Understanding how to correctly evaluate f(a + h) is paramount for grasping the idea of incremental change in a function. The h in (a + h) represents a small change in the input, and f(a + h) gives us the function's value at this slightly altered input. This is a fundamental concept in understanding rates of change and slopes of curves. To solidify this concept, consider if a = 1 and h = 0.5, then f(1 + 0.5) = f(1.5) = 5(1.5) - 4 = 7.5 - 4 = 3.5. This numerical example provides a concrete understanding of how f(a + h) represents the function's output when the input is slightly perturbed. The ability to manipulate and simplify such expressions is a vital skill in both algebra and calculus.
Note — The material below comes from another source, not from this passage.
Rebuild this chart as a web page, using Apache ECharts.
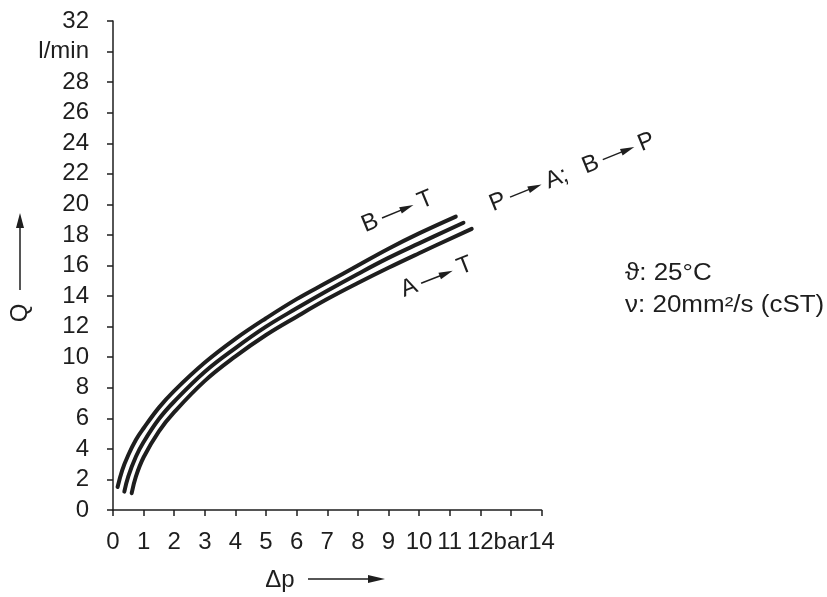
<!DOCTYPE html>
<html>
<head>
<meta charset="utf-8">
<script src="https://cdn.jsdelivr.net/npm/echarts@6/dist/echarts.min.js"></script>
<style>
html,body{margin:0;padding:0;background:#fff;}
#chart{width:827px;height:597px;}
</style>
</head>
<body>
<div id="chart"></div>
<script>
// ---- data ----
const xTickLabels = ['0','1','2','3','4','5','6','7','8','9','10','11','12','bar','14'];
const yTickLabels = ['0','2','4','6','8','10','12','14','16','18','20','22','24','26','28','l/min','32'];

// B -> T (upper curve)
const curveBT = [[0.15,1.5],[0.3,2.6],[0.5,3.6],[0.75,4.6],[1,5.35],[1.5,6.7],[2,7.8],[3,9.65],[4,11.2],[5,12.55],[6,13.8],[7,14.9],[8,16.0],[9,17.1],[10,18.1],[11.2,19.2]];
// P -> A; B -> P (middle curve)
const curvePA = [[0.37,1.2],[0.5,2.2],[0.75,3.5],[1,4.45],[1.5,5.95],[2,7.1],[3,9.05],[4,10.6],[5,12.0],[6,13.2],[7,14.35],[8,15.45],[9,16.5],[10,17.45],[11.45,18.8]];
// A -> T (lower curve)
const curveAT = [[0.61,1.1],[0.75,2.2],[1,3.45],[1.5,5.15],[2,6.4],[3,8.45],[4,10.05],[5,11.45],[6,12.65],[7,13.8],[8,14.85],[9,15.85],[10,16.8],[11.72,18.4]];

const condLine1 = 'ϑ: 25°C';
const condLine2 = 'ν: 20mm²/s (cST)';

// ---- chart ----
const FONT = '"Liberation Sans", Arial, sans-serif';
const INK = '#1e1e1e';
const chart = echarts.init(document.getElementById('chart'), null, {renderer:'canvas'});

function txt(t, x, y, size, align) {
  return {type:'text', x:x, y:y, style:{text:t, fill:INK, fontSize:size, fontFamily:FONT,
    textAlign:align||'center', textVerticalAlign:'middle'}};
}
function arrow(x0, x1) {
  return [
    {type:'line', shape:{x1:x0, y1:0, x2:x1-10, y2:0}, style:{stroke:INK, lineWidth:1.5}},
    {type:'polygon', shape:{points:[[x1-14,-3.5],[x1,0],[x1-14,3.5]]}, style:{fill:INK}}
  ];
}
function group(x, y, deg, children) {
  return {type:'group', x:x, y:y, rotation:deg*Math.PI/180, children:children};
}

const graphics = [
  // B -> T
  group(370, 223, 22.5, [txt('B',0,0,24), ...arrow(13,47), txt('T',60,0,24)]),
  // A -> T
  group(409, 288, 21.5, [txt('A',0,0,24), ...arrow(13,47), txt('T',60,0,24)]),
  // P -> A; B -> P
  group(498, 202, 22, [txt('P',0,0,24), ...arrow(13,47), txt('A;',52,0,24,'left'),
                       txt('B',100,0,24), ...arrow(113,147), txt('P',160,0,24)]),
  // Q axis title with arrow
  {type:'text', x:20, y:313, rotation:Math.PI/2, style:{text:'Q', fill:INK, fontSize:24, fontFamily:FONT, textAlign:'center', textVerticalAlign:'middle'}},
  {type:'line', shape:{x1:20, y1:290, x2:20, y2:226}, style:{stroke:INK, lineWidth:1.5}},
  {type:'polygon', shape:{points:[[16,228],[20,213],[24,228]]}, style:{fill:INK}},
  // Δp axis title with arrow
  txt('Δp', 280, 580, 24),
  {type:'line', shape:{x1:308, y1:579, x2:372, y2:579}, style:{stroke:INK, lineWidth:1.5}},
  {type:'polygon', shape:{points:[[368,575],[385,579],[368,583]]}, style:{fill:INK}},
  // conditions
  {type:'text', x:625, y:274, scaleX:1.13, style:{text:condLine1, fill:INK, fontSize:23, fontFamily:FONT, textAlign:'left', textVerticalAlign:'middle'}},
  {type:'text', x:625, y:306, scaleX:1.13, style:{text:condLine2, fill:INK, fontSize:23, fontFamily:FONT, textAlign:'left', textVerticalAlign:'middle'}}
];

function lineSeries(name, data) {
  return {name:name, type:'line', data:data, smooth:0.4, showSymbol:false, symbol:'none',
    lineStyle:{color:INK, width:4, cap:'round'}, silent:true, animation:false};
}

chart.setOption({
  animation:false,
  backgroundColor:'#fff',
  grid:{left:113, top:21, width:428.5, height:489, containLabel:false},
  xAxis:{type:'value', min:0, max:14, interval:1,
    axisLine:{show:true, lineStyle:{color:INK, width:1.5}},
    axisTick:{show:true, length:6, lineStyle:{color:INK, width:1.5}},
    splitLine:{show:false},
    axisLabel:{margin:20, color:INK, fontSize:24, fontFamily:FONT,
      formatter:function(v){ return xTickLabels[Math.round(v)]; }}},
  yAxis:{type:'value', min:0, max:32, interval:2,
    axisLine:{show:true, lineStyle:{color:INK, width:1.5}},
    axisTick:{show:true, length:6, lineStyle:{color:INK, width:1.5}},
    splitLine:{show:false},
    axisLabel:{margin:24, color:INK, fontSize:24, fontFamily:FONT,
      formatter:function(v){ return yTickLabels[Math.round(v/2)]; }}},
  series:[lineSeries('B → T', curveBT), lineSeries('P → A; B → P', curvePA), lineSeries('A → T', curveAT)],
  graphic:graphics
});
</script>
</body>
</html>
Simplifying the Difference Quotient: (f(a + h) - f(a)) / h

The most complex expression we will tackle is the difference quotient, (f(a + h) - f(a)) / h. This expression is fundamental in calculus as it represents the average rate of change of the function f over a small interval of length h. It's the foundation for understanding the derivative, which gives us the instantaneous rate of change.
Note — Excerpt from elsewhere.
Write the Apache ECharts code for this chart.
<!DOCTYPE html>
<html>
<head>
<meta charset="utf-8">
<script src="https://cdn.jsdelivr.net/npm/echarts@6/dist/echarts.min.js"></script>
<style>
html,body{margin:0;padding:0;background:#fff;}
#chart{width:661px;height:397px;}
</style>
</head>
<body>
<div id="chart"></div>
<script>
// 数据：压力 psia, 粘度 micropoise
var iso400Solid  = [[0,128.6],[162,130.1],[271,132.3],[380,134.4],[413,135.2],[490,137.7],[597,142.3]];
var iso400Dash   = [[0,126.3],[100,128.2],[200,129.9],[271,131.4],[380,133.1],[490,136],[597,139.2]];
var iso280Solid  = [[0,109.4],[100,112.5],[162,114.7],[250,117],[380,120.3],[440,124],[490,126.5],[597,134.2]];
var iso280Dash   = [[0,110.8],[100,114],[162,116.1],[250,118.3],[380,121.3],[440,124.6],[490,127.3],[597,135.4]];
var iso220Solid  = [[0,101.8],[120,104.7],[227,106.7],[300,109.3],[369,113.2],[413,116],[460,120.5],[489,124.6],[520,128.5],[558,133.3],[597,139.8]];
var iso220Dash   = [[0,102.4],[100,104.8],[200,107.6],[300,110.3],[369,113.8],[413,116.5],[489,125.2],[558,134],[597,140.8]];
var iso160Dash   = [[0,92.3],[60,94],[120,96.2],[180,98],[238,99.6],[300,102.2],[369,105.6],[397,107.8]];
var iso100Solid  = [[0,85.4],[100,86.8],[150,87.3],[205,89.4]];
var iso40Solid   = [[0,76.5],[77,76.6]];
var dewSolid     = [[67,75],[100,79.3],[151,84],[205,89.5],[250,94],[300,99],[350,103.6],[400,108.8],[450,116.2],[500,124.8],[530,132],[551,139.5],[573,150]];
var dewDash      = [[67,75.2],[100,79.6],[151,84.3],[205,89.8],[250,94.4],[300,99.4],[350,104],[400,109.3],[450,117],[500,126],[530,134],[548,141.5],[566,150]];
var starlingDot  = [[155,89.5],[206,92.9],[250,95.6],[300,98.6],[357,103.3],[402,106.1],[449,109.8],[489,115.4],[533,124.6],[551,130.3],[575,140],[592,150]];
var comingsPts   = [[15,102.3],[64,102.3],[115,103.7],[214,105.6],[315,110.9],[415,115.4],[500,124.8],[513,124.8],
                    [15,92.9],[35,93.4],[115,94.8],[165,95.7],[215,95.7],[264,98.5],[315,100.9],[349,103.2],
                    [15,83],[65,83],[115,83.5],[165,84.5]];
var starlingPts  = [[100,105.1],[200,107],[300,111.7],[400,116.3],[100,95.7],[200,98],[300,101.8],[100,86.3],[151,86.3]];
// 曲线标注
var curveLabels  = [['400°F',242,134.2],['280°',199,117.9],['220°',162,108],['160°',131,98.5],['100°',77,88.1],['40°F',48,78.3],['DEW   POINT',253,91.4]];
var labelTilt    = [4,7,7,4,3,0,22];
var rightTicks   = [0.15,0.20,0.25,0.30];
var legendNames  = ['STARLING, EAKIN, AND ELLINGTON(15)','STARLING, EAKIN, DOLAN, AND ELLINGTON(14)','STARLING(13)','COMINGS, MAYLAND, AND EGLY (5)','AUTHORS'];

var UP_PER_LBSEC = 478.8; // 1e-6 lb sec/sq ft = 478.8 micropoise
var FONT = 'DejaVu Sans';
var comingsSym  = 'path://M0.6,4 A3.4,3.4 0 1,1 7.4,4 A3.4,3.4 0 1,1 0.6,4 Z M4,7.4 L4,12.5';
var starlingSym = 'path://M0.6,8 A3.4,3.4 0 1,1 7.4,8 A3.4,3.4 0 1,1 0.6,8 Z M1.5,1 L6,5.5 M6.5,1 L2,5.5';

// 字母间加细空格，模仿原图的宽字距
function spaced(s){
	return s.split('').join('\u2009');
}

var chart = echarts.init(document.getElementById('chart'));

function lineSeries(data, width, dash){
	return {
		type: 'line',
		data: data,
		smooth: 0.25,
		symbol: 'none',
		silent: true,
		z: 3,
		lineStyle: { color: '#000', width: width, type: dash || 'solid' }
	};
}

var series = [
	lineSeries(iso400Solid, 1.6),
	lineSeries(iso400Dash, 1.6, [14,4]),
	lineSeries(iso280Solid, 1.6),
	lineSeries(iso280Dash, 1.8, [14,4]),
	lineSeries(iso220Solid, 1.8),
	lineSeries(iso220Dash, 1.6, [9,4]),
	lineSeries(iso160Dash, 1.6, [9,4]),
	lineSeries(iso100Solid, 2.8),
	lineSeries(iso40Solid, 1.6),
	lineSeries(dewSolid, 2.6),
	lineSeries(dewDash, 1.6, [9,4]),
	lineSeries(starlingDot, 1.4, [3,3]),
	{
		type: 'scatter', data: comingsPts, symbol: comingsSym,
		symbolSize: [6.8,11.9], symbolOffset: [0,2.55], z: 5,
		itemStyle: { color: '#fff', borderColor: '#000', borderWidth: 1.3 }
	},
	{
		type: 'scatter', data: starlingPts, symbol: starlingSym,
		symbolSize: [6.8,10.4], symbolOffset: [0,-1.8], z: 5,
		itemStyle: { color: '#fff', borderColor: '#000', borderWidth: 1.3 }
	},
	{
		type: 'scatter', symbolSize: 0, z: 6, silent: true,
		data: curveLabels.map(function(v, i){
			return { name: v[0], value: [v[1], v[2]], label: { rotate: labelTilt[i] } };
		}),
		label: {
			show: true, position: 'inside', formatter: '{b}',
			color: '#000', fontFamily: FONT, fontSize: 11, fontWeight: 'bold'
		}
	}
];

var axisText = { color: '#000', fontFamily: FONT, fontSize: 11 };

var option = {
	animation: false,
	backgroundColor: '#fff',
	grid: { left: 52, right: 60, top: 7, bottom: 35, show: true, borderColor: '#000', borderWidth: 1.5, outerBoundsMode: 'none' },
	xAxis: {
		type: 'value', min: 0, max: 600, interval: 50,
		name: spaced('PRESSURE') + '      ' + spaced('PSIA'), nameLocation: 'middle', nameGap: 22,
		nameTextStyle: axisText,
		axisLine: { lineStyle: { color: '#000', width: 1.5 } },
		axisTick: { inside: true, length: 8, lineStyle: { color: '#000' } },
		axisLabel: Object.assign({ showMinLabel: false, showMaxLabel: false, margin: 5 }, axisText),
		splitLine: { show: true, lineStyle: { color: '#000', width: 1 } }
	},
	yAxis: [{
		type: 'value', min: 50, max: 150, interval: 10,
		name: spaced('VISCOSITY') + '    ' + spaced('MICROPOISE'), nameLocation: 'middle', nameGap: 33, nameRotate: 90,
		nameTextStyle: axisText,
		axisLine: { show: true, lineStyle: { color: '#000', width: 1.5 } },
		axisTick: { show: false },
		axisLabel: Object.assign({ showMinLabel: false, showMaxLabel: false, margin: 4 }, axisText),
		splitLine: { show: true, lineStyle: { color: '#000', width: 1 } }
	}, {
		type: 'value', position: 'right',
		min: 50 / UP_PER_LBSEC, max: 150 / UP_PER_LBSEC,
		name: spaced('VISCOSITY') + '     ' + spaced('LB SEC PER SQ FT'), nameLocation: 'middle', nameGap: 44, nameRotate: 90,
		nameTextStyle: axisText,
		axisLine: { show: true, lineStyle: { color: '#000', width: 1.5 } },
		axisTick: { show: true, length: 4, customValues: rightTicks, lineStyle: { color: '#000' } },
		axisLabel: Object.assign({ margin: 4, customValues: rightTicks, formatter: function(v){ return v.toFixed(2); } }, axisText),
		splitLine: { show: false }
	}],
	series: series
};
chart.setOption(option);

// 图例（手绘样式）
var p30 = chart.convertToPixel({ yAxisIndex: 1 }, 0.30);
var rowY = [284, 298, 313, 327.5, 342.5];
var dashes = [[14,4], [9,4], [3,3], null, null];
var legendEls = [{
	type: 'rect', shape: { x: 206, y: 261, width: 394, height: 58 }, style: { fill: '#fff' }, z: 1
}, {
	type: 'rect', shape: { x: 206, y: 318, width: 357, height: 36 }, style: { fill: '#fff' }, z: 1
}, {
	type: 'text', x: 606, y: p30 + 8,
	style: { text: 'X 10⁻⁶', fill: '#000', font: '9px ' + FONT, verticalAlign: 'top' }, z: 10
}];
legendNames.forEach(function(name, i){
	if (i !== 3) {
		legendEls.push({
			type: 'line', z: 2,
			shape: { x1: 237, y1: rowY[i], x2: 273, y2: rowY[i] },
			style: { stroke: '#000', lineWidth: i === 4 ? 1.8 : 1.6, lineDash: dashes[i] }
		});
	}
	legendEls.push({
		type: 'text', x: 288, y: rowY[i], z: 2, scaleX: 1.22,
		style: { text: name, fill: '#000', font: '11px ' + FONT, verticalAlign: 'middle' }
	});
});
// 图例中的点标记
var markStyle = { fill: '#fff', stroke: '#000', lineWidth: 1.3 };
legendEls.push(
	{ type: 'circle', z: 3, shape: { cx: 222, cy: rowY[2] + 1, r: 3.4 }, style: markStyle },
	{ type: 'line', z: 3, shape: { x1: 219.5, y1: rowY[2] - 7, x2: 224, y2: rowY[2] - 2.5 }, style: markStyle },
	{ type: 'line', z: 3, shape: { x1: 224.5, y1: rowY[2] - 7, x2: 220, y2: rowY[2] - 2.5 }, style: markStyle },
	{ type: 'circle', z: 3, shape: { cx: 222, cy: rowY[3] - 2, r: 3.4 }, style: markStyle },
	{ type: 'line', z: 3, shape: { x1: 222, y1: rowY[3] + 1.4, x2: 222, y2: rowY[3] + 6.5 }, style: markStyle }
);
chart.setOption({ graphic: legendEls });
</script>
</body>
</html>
We already know that f(a + h) = 5a + 5h - 4 and f(a) = 5a - 4. Now, we substitute these expressions into the difference quotient:

[(5a + 5h - 4) - (5a - 4)] / h

The next step is to simplify the numerator. We distribute the negative sign in the second term:

5a + 5h - 4 - 5a + 4

Notice that the 5a and -5a terms cancel each other out, and the -4 and +4 terms also cancel each other out. This leaves us with:

5h

So, the difference quotient becomes:

(5h) / h

Now, we can simplify by dividing both the numerator and the denominator by h (assuming h is not zero): (5h) / h = 5.
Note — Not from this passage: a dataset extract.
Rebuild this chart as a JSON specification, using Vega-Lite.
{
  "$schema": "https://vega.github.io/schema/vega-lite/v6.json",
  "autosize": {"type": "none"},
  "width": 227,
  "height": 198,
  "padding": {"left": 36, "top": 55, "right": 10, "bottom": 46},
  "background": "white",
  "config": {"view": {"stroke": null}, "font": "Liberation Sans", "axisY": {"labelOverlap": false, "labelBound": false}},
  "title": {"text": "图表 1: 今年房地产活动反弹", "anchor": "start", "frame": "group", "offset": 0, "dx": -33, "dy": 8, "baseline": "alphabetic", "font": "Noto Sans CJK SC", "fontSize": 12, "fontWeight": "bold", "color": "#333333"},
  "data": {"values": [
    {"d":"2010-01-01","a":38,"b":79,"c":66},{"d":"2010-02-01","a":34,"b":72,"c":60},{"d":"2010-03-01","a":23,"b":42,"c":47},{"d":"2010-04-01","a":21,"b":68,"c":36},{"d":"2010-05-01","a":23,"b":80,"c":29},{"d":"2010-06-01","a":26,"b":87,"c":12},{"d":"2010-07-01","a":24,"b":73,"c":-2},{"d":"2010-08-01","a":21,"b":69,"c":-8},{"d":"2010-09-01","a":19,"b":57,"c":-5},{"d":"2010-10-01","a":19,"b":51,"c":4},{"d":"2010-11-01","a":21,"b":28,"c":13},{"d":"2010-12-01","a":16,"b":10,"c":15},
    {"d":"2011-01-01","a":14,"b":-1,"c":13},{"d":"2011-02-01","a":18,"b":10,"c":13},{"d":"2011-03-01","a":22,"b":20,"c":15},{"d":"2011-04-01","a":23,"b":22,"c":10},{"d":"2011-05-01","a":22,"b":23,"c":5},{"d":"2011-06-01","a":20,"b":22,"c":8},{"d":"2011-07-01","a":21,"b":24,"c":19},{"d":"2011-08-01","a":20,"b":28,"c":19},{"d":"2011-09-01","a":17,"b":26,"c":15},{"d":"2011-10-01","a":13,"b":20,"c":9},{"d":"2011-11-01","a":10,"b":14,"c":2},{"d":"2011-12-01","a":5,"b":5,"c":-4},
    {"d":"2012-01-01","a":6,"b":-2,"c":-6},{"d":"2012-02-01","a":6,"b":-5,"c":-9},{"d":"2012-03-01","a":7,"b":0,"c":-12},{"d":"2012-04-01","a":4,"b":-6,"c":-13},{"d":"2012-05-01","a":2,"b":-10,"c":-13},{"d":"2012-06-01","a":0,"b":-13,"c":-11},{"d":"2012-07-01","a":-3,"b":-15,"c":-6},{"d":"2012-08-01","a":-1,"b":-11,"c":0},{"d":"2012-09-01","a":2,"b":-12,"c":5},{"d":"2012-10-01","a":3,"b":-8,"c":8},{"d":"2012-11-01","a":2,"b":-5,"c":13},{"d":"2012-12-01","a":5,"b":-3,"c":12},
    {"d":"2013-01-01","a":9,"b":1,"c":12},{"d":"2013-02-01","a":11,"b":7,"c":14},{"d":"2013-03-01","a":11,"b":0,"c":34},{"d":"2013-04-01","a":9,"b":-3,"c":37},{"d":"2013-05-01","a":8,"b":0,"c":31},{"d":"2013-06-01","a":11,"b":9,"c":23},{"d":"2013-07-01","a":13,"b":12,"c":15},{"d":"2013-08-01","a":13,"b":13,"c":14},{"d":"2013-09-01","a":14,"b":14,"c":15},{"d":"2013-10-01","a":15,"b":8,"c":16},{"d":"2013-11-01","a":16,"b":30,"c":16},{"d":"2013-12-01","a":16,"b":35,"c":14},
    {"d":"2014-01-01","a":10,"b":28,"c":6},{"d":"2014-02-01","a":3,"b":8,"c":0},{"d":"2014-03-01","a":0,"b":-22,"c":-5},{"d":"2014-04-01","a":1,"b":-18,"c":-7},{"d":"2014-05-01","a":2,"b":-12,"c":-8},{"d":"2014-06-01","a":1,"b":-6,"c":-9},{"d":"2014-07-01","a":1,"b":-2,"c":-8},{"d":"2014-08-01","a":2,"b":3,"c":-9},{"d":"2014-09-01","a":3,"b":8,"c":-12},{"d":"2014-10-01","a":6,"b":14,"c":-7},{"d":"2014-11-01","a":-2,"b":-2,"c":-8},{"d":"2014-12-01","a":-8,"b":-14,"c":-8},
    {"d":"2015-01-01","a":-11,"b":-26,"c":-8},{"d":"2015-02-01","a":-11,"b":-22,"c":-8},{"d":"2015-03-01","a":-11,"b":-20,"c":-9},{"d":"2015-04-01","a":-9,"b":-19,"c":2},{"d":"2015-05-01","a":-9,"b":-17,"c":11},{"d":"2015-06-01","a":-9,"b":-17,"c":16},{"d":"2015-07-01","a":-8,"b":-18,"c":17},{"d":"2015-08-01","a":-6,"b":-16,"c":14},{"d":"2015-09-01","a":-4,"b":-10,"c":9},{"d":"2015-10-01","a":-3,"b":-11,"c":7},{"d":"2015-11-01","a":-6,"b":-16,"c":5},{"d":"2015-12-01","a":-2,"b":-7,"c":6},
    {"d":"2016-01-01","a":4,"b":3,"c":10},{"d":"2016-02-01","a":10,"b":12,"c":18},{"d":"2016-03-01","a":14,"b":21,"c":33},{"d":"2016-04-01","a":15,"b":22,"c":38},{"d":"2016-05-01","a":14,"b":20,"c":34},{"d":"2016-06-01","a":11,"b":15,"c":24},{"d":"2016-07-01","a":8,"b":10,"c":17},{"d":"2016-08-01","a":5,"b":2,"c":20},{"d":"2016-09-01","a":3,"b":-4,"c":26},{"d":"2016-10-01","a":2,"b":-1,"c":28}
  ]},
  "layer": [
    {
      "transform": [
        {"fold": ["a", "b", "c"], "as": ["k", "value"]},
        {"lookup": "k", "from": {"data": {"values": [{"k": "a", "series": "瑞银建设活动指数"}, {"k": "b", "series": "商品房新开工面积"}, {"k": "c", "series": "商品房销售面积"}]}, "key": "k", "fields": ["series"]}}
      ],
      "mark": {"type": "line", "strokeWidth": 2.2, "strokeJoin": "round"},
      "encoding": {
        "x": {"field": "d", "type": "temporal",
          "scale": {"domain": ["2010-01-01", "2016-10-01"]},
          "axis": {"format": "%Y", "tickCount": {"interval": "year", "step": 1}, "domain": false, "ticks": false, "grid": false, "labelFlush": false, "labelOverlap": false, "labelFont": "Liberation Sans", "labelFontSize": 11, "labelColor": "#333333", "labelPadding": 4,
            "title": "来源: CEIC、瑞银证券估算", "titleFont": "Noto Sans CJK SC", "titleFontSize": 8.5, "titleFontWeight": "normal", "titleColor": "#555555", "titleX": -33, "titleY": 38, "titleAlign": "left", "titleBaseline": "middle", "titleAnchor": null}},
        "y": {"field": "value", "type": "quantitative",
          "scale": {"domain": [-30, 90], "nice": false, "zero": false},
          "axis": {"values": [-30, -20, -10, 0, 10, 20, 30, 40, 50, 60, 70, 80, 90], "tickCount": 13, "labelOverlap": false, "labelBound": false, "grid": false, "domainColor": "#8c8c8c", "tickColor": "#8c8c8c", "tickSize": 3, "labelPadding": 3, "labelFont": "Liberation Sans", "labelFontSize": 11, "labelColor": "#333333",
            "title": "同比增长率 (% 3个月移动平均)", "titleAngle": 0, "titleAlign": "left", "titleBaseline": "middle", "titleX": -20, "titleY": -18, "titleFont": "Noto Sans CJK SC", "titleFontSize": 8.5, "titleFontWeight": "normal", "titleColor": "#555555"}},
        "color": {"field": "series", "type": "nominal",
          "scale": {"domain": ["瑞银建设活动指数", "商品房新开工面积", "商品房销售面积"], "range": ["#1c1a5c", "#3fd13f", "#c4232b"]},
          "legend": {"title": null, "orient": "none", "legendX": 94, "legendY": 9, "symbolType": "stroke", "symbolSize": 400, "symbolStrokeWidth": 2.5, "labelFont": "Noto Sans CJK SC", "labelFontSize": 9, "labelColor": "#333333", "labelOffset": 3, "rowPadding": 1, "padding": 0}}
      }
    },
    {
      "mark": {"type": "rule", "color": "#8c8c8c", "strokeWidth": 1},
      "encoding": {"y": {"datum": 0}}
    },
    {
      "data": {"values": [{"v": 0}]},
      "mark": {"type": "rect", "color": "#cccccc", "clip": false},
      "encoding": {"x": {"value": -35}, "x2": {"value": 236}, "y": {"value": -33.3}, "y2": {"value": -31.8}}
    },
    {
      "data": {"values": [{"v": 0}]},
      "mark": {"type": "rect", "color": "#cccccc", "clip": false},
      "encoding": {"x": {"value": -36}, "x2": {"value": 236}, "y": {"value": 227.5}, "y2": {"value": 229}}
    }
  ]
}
Therefore, the simplified difference quotient is 5. This result is particularly significant because it represents the slope of the line represented by the function f(x) = 5x - 4. In general, the difference quotient provides a way to calculate the slope of a function at a specific point, which is a core concept in differential calculus. This exercise demonstrates the power of algebraic manipulation in revealing fundamental properties of functions. Understanding the difference quotient is a critical step in transitioning from basic algebra to the more advanced concepts of calculus. This simplification process highlights the elegance and efficiency of mathematical tools in uncovering underlying relationships and patterns.

Conclusion

In summary, we have successfully evaluated and simplified the expressions f(a), f(a + h), and the difference quotient (f(a + h) - f(a)) / h for the function f(x) = 5x - 4. These operations are fundamental to understanding functions and their behavior. Evaluating f(a) is a straightforward substitution, while evaluating f(a + h) involves distribution and simplification. The difference quotient, though more complex, is a crucial concept in calculus for understanding rates of change and derivatives.

The ability to manipulate and simplify these expressions is a valuable skill in mathematics. It allows us to analyze functions, solve equations, and understand the relationships between variables. The difference quotient, in particular, serves as a bridge between algebra and calculus, paving the way for more advanced mathematical concepts. By mastering these fundamental techniques, you will be well-equipped to tackle more challenging problems in mathematics and related fields. The journey through these evaluations and simplifications not only reinforces algebraic skills but also provides a glimpse into the power and elegance of mathematical reasoning.